Mamãe nasceu aqui em Santa Rosa,
numa casa velha que tinha ali na beira da estrada. Papai era do Brejo. Eram
primos um do outro, num sabe? Eu nasci em Lagoa Seca, de Lagoa
Seca para Baixo, num lugar chamado de Mineiro, Mineiro de Lagoa Seca como é
conhecido. Eu vim pra cá com quatro anos. Meu pai morava aqui, aí foi para
Lagoa Seca e depois voltamos (Seu Antônio Silva - Entrevista realizada no dia
10 de abril de 2017).
O
que corrobora com a informação de descendência familiar com pessoas negras do
brejo paraibano, apontada por seu Zé Preto. Tendo em vista que, Lagoa Seca e
Alagoa Nova possuem área limítrofe entre si, estando próximas às comunidades
remanescentes quilombolas.
Por
conseguinte, quando o questionamos se ele sabia alguma informação sobre
descendência escrava em sua família, seu relato ratifica expresso por seu primo
e compadre Zé Preto: “Tem. Papai Monteiro foi um. Ele morava daqui para Alagoa
Nova” (Seu Antônio Silva – Entrevista realizada em 10 de abril de 2017). Veja
que ele trata seu avô como “Papai Monteiro”, prática comum entre as famílias
boavistenses denominar as avós e avôs com os termos “mamãe” e “papai” seguido
com o sobrenome da família, designando a descendência a partir dos/as mais
velhos/as.
Nesse
sentido, o que podemos inferir é que Santa Rosa tem sua história e descendência
negra, compreendendo um espaço de tempo superior a um século. Hoje a maioria
das famílias que vivem na comunidade correspondem à hereditariedade da família
Monteiro, que é negra e que possui reminiscência escrava, como os relatos que
colhemos nos mostram.
Hoje,
a família Monteiro se encontra em sua sexta geração desde que se estabeleceram
na localidade. E, tendo em vista, tudo o que ouviu e viveu ao longo da sua vida
na Comunidade Santa Rosa, fez com que, Edilene Monteiro, presidente da
Associação Comunitária Os Quilombolas de Santa Rosa, reunisse os/as
moradores/as e instigasse nestes/as o autorreconhecimento étnico negro
quilombola.

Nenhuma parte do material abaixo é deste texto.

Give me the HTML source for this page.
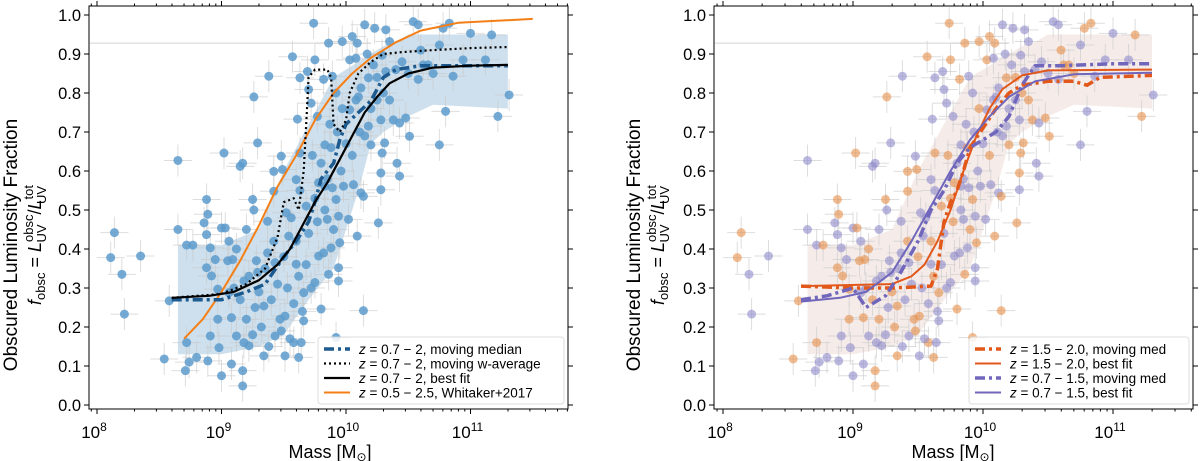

Se enveredando por um caminho muitas vezes moroso e burocrático,
mas que vem promovendo a coesão, o empoderamento e o orgulho da identidade
negra, lutando e resistindo contra o racismo. E, também, para mostrar a
importância do reconhecimento quilombola para a comunidade rural Santa Rosa e o
protagonismo do seu povo negro na formação e na história de uma das mais
importantes cidades do interior da Paraíba, não devendo serem silenciados nas
narrativas históricas sobre Boa Vista. Merecendo levantarem a bandeira
quilombola em defesa dos seus direitos e do respeito cultural, que lhes foram
relegados.
[1] Mestre em História
pela Universidade Federal de Campina Grande – UFCG; Integrante do Núcleo de
Estudos Afro-brasileiros e Indígenas – Neabí da Universidade Estadual da
Paraíba – UEPB.
[2] É importante
ressaltar que todas as pessoas entrevistadas permitiram o uso do seu nome
completo sem pseudônimos, pois mostram a sua participação e satisfação em
contribuir para o processo de reconhecimento quilombola da comunidade.
[4] Também é uma dança do
folclore nordestino derivado da Mazurca europeia. A mazurca é uma dança
tradicional de origem polaca, feita por pares formando figuras e desenhos
diferentes, em compasso de ¾ e tempo vivo. Característico é o ritmo pontuado,
com acento típico no 2º e 3º tempo do compasso. A mazurca é semelhante à
oberca, que é uma variante muito rápida. A mazurca era frequentemente utilizada
pelos compositores da Polónia da era romântica, como Chopin, Moniuszko ou
Wieniawski. Na Polónia já não se dança a mazurca, mas em Cabo Verde ainda hoje
é dançada e tocada em quase todas as ilhas com incidência nas de Santo Antão,
São Nicolau e Boavista. No Fogo existe o rabolo, que é uma variante da mazurca.
Tornou-se também tradicional dançar-se mazurca no condado de Nice na França.
[5] É necessário um
estudo geográfico e topográfico do lugar.